Member of Parliament for Témiscouata
- In office March 1958 – June 1962
- Preceded by: Jean-Paul St. Laurent
- Succeeded by: Philippe Gagnon

Personal details
- Born: 22 August 1905 Saint-Alexandre, Quebec
- Died: 17 April 1978 (aged 72) N-D-Lac, Quebec
- Party: Progressive Conservative
- Profession: insurance agent, life insurance broker, life underwriter

= Antoine Fréchette =

Canadian politician

Antoine Fréchette (22 August 1905 – 17 April 1978) was a Canadian businessman and politician. Fréchette was a Progressive Conservative party member of the House of Commons of Canada.

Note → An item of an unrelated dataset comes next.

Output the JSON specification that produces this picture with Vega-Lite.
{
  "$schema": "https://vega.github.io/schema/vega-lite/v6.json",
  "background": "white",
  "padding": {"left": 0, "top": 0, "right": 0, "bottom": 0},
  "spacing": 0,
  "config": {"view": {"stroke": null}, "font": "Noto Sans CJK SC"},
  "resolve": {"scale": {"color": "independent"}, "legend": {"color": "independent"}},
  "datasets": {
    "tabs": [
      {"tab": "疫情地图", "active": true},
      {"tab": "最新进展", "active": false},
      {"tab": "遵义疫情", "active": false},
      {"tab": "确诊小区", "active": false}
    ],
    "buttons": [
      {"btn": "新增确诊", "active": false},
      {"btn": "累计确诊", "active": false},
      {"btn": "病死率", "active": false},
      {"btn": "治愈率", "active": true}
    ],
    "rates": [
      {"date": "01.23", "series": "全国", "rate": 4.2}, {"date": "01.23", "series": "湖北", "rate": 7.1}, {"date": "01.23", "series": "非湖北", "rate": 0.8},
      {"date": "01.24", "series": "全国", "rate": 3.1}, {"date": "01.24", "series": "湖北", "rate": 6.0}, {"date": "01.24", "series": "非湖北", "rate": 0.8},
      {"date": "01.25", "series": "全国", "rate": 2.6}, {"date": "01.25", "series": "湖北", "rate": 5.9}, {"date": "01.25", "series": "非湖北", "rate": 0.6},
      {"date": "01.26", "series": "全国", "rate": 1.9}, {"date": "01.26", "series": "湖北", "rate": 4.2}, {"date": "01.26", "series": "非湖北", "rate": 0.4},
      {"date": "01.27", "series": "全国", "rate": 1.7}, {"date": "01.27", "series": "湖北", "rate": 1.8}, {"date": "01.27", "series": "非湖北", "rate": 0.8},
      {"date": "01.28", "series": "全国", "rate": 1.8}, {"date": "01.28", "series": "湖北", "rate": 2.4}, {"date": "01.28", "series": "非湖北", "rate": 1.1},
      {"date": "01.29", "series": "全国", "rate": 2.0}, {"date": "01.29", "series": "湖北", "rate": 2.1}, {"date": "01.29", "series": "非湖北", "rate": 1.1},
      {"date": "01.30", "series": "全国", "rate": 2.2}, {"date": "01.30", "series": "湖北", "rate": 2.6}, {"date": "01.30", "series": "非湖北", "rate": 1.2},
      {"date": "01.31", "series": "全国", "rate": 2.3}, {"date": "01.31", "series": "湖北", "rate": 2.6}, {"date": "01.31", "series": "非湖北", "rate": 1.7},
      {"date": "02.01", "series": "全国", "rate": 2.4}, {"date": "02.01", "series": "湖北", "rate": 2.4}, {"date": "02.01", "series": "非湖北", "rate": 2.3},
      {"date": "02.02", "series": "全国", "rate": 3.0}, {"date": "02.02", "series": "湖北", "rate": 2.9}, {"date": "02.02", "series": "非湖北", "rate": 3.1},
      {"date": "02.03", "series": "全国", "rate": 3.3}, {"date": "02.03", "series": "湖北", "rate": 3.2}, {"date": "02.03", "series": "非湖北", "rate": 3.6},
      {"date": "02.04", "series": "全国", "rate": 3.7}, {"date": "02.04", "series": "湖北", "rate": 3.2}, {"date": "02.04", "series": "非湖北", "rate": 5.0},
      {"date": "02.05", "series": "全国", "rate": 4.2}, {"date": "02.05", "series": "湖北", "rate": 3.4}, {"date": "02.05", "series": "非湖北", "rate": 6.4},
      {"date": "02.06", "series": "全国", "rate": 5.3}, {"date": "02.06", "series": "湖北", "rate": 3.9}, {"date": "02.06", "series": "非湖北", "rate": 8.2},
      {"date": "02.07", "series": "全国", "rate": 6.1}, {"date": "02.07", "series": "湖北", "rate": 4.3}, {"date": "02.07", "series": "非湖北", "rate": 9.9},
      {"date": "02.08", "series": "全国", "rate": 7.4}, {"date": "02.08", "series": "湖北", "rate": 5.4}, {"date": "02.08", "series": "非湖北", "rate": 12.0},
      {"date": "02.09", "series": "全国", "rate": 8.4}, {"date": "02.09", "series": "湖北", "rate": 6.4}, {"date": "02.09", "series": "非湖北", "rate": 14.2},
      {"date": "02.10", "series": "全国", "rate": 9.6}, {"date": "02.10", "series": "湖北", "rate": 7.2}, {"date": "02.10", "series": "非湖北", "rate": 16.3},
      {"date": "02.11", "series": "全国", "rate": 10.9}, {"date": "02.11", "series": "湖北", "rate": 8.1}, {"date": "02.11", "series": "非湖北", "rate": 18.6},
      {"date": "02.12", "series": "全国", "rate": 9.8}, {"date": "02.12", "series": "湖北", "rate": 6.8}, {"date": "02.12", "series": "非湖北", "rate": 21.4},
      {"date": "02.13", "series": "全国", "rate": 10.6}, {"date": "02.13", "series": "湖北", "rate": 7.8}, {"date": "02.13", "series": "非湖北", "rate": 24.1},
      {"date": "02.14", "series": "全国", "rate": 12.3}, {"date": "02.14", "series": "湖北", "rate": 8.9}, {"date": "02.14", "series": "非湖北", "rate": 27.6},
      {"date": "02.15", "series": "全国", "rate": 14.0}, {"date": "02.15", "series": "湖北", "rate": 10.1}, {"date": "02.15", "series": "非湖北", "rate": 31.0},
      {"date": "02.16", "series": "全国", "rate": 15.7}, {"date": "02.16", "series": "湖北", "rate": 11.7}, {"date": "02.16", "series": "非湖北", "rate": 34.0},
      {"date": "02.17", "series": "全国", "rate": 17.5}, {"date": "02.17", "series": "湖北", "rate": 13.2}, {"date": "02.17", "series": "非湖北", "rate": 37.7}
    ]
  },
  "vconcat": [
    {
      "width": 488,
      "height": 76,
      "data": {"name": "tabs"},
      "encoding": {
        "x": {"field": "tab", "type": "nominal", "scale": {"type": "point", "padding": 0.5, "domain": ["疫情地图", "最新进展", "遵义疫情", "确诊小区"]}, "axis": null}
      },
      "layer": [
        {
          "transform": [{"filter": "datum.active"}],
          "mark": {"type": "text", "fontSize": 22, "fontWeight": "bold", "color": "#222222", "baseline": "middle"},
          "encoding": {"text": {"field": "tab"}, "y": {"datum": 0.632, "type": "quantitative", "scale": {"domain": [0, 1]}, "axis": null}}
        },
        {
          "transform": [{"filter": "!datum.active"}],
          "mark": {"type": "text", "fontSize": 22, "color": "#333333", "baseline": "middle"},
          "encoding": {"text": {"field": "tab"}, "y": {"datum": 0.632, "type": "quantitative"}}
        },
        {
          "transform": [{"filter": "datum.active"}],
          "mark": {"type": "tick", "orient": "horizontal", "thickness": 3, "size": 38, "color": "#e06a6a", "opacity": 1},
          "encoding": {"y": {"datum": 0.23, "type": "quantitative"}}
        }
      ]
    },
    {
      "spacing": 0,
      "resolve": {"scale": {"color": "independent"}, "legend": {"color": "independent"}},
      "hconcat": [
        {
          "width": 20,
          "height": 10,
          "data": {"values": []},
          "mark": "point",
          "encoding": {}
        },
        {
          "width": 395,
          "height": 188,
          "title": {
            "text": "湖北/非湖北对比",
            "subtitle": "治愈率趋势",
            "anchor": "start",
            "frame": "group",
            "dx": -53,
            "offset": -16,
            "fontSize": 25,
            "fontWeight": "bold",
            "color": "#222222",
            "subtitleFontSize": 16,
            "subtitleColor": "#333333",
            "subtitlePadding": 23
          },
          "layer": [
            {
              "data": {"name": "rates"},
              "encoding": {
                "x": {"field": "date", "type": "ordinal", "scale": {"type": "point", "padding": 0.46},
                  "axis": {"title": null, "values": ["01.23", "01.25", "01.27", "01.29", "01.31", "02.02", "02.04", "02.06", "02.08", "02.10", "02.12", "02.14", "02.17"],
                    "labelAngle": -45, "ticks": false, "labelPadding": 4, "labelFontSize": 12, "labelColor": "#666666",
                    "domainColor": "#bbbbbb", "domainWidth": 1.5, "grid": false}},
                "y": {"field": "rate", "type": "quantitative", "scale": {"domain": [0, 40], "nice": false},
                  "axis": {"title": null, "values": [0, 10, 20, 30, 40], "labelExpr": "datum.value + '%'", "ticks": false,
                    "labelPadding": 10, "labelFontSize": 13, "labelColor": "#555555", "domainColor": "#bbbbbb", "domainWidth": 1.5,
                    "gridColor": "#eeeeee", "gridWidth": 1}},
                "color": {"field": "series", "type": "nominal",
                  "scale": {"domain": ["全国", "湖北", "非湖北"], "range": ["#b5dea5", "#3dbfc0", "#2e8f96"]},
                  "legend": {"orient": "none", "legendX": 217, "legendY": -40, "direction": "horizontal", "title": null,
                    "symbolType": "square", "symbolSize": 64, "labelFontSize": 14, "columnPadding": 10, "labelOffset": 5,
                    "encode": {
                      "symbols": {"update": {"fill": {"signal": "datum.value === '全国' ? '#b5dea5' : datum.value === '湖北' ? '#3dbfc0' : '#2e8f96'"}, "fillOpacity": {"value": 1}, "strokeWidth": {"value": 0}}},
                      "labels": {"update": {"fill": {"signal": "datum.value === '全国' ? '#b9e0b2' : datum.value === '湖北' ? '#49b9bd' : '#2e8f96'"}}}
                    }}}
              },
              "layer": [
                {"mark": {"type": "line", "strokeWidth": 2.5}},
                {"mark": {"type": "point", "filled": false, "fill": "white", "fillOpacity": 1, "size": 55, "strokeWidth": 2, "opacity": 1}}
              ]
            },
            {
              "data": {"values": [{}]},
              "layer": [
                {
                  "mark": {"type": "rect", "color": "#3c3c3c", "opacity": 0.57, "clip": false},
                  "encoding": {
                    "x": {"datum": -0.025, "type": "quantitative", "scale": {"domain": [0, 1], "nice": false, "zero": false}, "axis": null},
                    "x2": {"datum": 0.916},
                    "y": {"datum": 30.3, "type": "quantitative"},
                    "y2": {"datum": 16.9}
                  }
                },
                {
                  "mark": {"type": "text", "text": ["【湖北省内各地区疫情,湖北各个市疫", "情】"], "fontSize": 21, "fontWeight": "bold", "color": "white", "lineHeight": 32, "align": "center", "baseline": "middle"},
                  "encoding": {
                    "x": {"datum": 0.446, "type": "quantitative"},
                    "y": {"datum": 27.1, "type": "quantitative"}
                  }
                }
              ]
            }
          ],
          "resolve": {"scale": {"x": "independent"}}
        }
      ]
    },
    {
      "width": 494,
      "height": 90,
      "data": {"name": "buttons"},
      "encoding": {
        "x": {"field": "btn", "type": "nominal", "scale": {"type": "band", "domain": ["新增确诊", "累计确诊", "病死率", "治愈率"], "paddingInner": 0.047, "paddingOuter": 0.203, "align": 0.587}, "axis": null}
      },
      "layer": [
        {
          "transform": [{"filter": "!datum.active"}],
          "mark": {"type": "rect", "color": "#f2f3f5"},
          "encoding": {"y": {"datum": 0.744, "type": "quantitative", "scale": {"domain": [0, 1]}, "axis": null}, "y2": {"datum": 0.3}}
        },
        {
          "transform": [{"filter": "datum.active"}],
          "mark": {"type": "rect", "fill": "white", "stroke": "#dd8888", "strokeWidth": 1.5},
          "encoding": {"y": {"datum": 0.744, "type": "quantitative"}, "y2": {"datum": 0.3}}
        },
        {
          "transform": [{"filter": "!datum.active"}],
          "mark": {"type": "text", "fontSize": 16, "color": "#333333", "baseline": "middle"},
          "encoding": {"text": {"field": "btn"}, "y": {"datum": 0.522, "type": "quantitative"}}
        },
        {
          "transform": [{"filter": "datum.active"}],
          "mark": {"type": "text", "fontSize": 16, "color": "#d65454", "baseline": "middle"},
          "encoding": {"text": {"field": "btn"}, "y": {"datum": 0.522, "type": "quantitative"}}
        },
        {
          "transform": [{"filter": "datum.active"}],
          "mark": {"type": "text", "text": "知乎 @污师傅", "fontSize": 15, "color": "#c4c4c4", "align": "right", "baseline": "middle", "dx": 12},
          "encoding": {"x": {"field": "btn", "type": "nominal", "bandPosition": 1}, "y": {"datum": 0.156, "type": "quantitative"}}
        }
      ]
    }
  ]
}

Born in Saint-Alexandre, Quebec, he was an insurance agent, life insurance broker and life underwriter by career.

He was first elected at the Témiscouata riding in the 1958 general election after two previous unsuccessful attempts to win the riding in 1953 and 1957.

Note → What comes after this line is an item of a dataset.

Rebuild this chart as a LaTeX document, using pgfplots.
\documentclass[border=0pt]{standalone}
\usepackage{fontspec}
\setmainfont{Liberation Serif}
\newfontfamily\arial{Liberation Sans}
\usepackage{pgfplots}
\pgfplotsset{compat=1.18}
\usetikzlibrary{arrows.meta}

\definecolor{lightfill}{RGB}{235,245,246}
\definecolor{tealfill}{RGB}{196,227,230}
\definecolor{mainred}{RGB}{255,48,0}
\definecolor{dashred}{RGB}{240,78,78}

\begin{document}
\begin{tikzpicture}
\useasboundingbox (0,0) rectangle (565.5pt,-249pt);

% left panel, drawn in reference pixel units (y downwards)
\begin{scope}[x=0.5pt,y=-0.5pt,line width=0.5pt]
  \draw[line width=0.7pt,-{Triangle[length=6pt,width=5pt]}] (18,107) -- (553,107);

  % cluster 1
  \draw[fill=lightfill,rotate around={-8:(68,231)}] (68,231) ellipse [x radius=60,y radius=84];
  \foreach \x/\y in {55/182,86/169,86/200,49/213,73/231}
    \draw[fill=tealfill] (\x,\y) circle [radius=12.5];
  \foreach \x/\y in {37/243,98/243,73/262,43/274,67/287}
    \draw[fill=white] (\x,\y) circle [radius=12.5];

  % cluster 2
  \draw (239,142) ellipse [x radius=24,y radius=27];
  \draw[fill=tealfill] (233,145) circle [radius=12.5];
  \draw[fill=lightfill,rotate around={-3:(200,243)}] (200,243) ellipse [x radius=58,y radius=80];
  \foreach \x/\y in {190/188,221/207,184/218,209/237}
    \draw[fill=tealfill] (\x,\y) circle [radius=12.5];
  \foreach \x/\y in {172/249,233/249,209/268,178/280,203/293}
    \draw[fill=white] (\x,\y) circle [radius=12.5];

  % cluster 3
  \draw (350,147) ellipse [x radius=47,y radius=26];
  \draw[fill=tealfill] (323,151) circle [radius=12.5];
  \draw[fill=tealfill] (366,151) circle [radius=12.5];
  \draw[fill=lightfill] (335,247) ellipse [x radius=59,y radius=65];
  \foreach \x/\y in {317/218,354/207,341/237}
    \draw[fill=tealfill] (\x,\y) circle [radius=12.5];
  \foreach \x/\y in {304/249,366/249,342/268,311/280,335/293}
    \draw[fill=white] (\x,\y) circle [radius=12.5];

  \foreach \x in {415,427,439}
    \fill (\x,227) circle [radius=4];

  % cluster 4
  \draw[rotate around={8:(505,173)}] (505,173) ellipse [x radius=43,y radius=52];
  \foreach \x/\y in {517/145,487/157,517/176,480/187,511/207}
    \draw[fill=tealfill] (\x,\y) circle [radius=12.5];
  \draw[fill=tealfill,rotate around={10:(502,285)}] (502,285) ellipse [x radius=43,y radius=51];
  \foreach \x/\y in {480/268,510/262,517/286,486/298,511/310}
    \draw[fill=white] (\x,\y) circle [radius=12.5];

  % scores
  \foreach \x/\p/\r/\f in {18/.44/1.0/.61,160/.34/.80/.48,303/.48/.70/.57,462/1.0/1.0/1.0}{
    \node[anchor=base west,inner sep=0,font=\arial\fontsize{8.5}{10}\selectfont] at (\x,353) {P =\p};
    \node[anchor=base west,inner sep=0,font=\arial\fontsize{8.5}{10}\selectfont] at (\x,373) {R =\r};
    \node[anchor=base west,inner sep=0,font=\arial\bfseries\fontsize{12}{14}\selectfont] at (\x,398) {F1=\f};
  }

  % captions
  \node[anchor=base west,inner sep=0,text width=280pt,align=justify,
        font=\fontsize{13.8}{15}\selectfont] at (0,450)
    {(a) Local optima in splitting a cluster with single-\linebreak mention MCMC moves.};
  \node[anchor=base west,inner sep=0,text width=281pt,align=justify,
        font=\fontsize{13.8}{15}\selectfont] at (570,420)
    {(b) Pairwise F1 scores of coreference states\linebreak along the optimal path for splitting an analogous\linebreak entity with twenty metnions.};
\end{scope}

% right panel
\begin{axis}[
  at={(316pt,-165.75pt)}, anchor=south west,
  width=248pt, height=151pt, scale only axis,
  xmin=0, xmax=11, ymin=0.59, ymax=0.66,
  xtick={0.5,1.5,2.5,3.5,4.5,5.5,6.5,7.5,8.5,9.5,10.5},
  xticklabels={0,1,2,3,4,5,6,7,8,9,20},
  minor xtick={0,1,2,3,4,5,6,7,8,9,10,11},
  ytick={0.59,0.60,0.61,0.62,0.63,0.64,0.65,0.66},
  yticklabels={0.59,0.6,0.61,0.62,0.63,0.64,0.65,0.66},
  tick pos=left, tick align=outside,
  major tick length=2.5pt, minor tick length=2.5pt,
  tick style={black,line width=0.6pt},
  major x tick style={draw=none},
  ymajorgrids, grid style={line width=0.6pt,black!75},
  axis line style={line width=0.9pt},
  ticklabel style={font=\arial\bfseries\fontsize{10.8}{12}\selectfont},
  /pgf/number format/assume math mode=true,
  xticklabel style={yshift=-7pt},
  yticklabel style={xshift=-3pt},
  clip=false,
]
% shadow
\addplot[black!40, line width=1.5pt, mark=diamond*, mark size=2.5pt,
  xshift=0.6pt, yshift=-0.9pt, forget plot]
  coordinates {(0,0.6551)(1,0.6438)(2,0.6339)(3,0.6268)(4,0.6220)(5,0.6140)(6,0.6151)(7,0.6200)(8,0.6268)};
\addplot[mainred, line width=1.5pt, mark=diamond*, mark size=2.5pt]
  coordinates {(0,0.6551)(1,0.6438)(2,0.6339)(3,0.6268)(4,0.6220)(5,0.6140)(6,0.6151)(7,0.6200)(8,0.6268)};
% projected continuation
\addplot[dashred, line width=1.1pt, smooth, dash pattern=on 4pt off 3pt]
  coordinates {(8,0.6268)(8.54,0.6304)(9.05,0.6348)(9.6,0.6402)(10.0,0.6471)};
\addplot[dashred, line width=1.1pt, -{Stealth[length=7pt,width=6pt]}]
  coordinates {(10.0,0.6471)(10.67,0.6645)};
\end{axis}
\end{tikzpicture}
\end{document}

In 1959, Fréchette sponsored private member's bill C-21 which modified the Representation Act so that his Témiscouata electoral district was renamed Rivière-du-Loup—Témiscouata. After serving his only term, the 24th Canadian Parliament, he was defeated in the 1962 election in this renamed riding by Philippe Gagnon of the Social Credit party.